Shocking data has revealed that the SpaceX Starlink satellites were forced to dodge objects as many as 25000 times in six months, highlighting the big problem of crowded lower orbits of Earth.

| Updated on: Jul 11 2023, 14:39 IST
Since its launch in 2019, SpaceX Starlink satellites have made more than 50000 collision avoidance moves to avoid hitting other objects. (AP)
Since its launch in 2019, SpaceX Starlink satellites have made more than 50000 collision avoidance moves to avoid hitting other objects. (AP)

The low Earth orbit is becoming a dangerous playing field. At present, there are 4,411 SpaceX Starlink satellites that roam there and CEO Elon Musk plans to launch many more of them in the near future. As a result, these lower orbits are beginning to get very crowded. A new report has found that Starlink satellites had to make more than 25,000 collision-avoidance maneuvers in just a six-month period to avoid hitting another object in space. That is around 137 maneuvers a day, on average.

As per a report filed by SpaceX with the U.S. Federal Communications Commission (FCC), it was revealed that between the period of December 1, 2022 and May 31, 2023, over 25,000 moves were performed by Starlink satellites to avoid potentially dangerous approaches to another spacecraft, defunct satellites and other space debris.

The report also mentioned that the number has doubled since the previous six-month period between June to November 2022. In total, these satellites have maneuvered more than 50,000 times since the launch of the first batch of Starlink constellations in 2019.

Lower orbits get dangerously crowded

A part of the reason behind these close encounters with other objects is the presence of space debris. Space debris comprises human-generated objects, such as pieces of spacecraft, tiny flecks of paint from a spacecraft, parts of rockets, satellites that are no longer working, or explosions of objects in orbit flying around in space at high speeds.
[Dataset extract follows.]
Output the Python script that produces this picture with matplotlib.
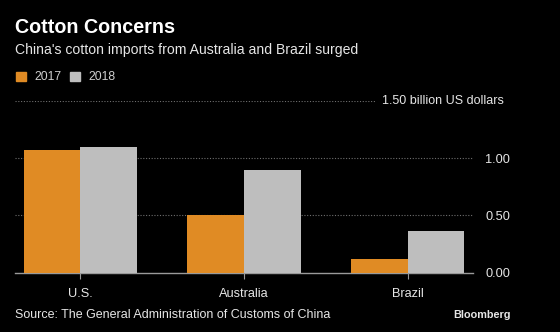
import matplotlib

matplotlib.use("Agg")
import matplotlib.pyplot as plt
import numpy as np

plt.rcParams["font.family"] = ["Liberation Sans", "DejaVu Sans"]

COUNTRIES = ["U.S.", "Australia", "Brazil"]
VALUES_2017 = [1.07, 0.50, 0.12]
VALUES_2018 = [1.10, 0.90, 0.36]
YEARS = ["2017", "2018"]
Y_TICKS = [0.0, 0.5, 1.0]

BG = "#000000"
ORANGE = "#E08B24"
GRAY = "#BEBEBE"
TEXT = "#E6E6E6"
GRID = "#6E6E6E"

fig = plt.figure(figsize=(5.6, 3.32), dpi=100, facecolor=BG)
ax = fig.add_axes([15 / 560, 59.5 / 332, 458 / 560, 171.5 / 332])
ax.set_facecolor(BG)

x = np.arange(len(COUNTRIES))
w = 0.347
ax.bar(x - w / 2, VALUES_2017, width=w, color=ORANGE, zorder=3)
ax.bar(x + w / 2, VALUES_2018, width=w, color=GRAY, zorder=3)

ax.set_xlim(-0.4, 2.4)
ax.set_ylim(0, 1.5)

for y in Y_TICKS[1:]:
    ax.axhline(y, color=GRID, lw=0.8, ls=(0, (1, 1.5)), zorder=1)
ax.axhline(1.5, xmax=(375 - 15) / 458, color=GRID, lw=0.8, ls=(0, (1, 1.5)), zorder=1)

for s in ["top", "left", "right"]:
    ax.spines[s].set_visible(False)
ax.spines["bottom"].set_color("#9A9A9A")
ax.spines["bottom"].set_linewidth(1)

ax.set_xticks(x)
ax.set_xticklabels(COUNTRIES, fontsize=9.2, color=TEXT)
ax.tick_params(axis="x", length=4, color="#9A9A9A", pad=7)

ax.yaxis.tick_right()
ax.set_yticks(Y_TICKS)
ax.set_yticklabels([f"{v:.2f}" for v in Y_TICKS], fontsize=9.2, color=TEXT)
ax.tick_params(axis="y", length=0, pad=9)
ax.text(504 / 560, 1 - 101 / 332, "1.50 billion US dollars", transform=fig.transFigure,
        fontsize=9, color=TEXT, va="center", ha="right")

fig.text(15 / 560, 1 - 33 / 332, "Cotton Concerns", fontsize=14.2, fontweight="bold",
         color="white", va="baseline")
fig.text(15 / 560, 1 - 54 / 332, "China's cotton imports from Australia and Brazil surged",
         fontsize=10.1, color=TEXT, va="baseline")

# legend
for i, (yr, col) in enumerate(zip(YEARS, [ORANGE, GRAY])):
    x0 = 16 + i * 54
    fig.patches.append(plt.Rectangle((x0 / 560, 1 - 81.5 / 332), 9.5 / 560, 9 / 332,
                                     transform=fig.transFigure, color=col))
    fig.text((x0 + 18) / 560, 1 - 77 / 332, yr, fontsize=8.8, color="#CFCFCF", va="center")

fig.text(15 / 560, 1 - 318 / 332, "Source: The General Administration of Customs of China",
         fontsize=9, color=TEXT, va="baseline")
fig.text(511 / 560, 1 - 318 / 332, "Bloomberg", fontsize=7.8, fontweight="bold",
         color=TEXT, ha="right", va="baseline")

fig.savefig("out.png", dpi=100, facecolor=BG)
And in case, you wonder why such small pieces of junk are worrying? The reason is that in space, both the debris and spacecraft are traveling at an extremely high speed of 56,520 kmph. At such speed, even small particles can cause massive destruction.
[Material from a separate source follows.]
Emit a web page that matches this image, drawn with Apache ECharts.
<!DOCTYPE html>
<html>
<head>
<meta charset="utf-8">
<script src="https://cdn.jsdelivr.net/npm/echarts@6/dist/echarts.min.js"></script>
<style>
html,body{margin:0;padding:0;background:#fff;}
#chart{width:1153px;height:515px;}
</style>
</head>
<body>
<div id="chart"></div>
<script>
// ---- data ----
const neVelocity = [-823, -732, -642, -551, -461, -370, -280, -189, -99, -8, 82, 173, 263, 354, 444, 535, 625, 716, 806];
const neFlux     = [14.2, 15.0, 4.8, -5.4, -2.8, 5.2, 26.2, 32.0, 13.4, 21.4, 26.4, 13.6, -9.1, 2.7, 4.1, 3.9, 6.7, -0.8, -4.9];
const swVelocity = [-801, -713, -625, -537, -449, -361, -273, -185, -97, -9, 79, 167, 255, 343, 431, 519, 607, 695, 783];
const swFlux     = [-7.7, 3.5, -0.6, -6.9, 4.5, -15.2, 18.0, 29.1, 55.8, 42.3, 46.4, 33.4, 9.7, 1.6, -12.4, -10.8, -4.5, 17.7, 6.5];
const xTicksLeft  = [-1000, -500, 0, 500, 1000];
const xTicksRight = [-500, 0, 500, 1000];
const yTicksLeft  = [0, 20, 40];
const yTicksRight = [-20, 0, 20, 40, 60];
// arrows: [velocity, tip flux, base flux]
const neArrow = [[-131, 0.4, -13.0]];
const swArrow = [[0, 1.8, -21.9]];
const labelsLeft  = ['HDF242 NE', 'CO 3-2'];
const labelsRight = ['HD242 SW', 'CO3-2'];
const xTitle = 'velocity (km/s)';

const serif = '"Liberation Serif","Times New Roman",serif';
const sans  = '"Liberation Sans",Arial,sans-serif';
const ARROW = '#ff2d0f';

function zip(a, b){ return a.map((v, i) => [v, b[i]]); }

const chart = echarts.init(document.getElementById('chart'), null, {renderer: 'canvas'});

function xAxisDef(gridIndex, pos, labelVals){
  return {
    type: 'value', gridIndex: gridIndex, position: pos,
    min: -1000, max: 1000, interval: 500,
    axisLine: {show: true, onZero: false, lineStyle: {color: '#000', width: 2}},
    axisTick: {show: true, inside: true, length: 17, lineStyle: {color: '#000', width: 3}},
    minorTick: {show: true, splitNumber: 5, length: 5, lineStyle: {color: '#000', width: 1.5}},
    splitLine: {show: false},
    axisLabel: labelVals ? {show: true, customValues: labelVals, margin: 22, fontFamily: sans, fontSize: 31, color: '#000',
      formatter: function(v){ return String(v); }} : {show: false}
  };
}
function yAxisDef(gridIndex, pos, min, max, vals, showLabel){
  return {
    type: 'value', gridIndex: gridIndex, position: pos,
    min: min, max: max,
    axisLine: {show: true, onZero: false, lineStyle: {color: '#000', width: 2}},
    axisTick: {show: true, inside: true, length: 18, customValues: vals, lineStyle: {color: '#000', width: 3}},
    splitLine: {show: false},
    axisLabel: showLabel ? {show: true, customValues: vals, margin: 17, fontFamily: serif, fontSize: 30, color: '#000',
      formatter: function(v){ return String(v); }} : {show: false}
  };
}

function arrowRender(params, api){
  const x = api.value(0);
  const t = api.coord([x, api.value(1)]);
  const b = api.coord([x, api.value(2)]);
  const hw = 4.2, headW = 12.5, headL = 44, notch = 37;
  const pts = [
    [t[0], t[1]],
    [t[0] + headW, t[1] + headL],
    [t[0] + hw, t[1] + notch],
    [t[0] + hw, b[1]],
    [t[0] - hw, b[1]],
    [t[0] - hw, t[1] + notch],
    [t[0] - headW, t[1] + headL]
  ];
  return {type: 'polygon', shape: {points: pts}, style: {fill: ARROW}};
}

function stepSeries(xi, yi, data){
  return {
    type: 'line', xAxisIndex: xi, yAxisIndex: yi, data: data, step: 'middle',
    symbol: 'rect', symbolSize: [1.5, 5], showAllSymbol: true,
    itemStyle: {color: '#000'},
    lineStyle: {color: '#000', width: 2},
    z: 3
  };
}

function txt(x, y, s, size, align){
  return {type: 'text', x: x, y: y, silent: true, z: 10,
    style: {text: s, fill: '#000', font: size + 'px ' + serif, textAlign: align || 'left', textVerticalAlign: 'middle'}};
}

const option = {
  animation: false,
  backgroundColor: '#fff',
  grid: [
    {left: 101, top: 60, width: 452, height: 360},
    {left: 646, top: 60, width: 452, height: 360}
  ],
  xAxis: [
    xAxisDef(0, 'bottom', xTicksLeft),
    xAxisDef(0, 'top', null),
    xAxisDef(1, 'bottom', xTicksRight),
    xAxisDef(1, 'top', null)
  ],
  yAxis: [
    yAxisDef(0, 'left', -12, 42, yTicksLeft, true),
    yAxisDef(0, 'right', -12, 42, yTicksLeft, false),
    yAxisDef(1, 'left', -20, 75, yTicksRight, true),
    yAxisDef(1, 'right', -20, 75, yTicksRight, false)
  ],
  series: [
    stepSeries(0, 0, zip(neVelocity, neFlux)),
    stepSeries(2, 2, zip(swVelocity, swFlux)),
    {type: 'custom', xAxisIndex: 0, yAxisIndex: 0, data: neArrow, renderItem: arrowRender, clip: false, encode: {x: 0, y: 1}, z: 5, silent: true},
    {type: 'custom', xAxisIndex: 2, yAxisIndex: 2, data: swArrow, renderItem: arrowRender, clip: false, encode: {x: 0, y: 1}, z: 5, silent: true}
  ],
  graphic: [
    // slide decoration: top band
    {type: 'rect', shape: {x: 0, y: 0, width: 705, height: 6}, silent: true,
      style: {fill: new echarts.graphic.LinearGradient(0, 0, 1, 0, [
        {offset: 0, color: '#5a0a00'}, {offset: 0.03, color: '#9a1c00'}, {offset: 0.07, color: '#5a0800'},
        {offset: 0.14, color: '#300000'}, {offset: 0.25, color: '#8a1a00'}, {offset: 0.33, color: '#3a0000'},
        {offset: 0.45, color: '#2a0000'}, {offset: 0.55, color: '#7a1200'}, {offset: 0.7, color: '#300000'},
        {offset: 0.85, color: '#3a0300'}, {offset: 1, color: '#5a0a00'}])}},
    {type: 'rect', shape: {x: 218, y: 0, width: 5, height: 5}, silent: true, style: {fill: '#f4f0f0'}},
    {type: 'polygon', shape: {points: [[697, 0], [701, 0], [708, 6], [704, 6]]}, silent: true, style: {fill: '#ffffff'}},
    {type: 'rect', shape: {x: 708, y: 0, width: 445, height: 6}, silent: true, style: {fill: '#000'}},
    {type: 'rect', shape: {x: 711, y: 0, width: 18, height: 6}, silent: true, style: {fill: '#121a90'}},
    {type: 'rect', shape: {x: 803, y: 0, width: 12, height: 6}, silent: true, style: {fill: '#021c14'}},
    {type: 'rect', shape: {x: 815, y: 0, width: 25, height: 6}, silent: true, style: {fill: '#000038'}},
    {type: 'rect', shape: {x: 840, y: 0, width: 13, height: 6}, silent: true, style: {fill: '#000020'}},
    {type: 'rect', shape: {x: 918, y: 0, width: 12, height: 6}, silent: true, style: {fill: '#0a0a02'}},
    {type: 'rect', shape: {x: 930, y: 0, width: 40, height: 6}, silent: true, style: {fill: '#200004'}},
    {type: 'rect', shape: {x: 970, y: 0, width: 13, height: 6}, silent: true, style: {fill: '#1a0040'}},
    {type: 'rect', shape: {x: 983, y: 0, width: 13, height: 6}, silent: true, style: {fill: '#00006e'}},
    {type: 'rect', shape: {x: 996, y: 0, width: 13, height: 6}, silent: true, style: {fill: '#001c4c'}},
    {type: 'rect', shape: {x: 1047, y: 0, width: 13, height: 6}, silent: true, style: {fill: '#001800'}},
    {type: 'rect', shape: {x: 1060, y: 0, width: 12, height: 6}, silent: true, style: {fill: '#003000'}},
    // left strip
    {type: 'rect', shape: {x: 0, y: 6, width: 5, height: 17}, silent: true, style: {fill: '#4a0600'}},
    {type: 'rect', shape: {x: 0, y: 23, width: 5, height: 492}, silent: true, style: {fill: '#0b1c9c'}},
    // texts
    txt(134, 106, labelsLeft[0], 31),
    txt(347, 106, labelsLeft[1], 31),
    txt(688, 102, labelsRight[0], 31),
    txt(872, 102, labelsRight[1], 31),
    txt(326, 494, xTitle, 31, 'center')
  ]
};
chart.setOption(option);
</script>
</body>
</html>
NASA currently monitors as many as 27,000 pieces of orbital debris. In 2021, it highlighted the problem in a blog post and stated, “Even tiny paint flecks can damage a spacecraft when traveling at these velocities. A number of space shuttle windows were replaced because of damage caused by material that was analyzed and shown to be paint flecks. In fact, millimeter-sized orbital debris represents the highest mission-ending risk to most robotic spacecraft operating in low Earth orbit”.

But that's only half the problem. The growing number of satellites, specifically the SpaceX Starlink satellites, is also posing a major threat to future space missions.

CEO Elon Musk had said that he aims to send 12,000 Starlink satellites into space. We are only one-third of the way in. And SpaceX continues to launch more regularly in batches of 800. More concerningly, Musk has already received partial permission from the FCC to launch 30,000 more satellites as part of the second-generation Starlink constellation.

And the problem of such a high density of satellites is beginning to show. In 2019, the European Space Agency (ESA) was forced to move its Aeolus Earth observation satellite to avoid crashing into an incoming Starlink. Similarly, in 2021, China has to swerve its space station on two occasions to avoid hitting a Starlink satellite. China also filed a complaint with the UN regarding this.

If the trend continues, not only existing satellites and spacecraft in the low Earth orbits will have to deal with massively high maneuvers and a convoluted trajectory, but future missions will also struggle to find a clear path to outer space.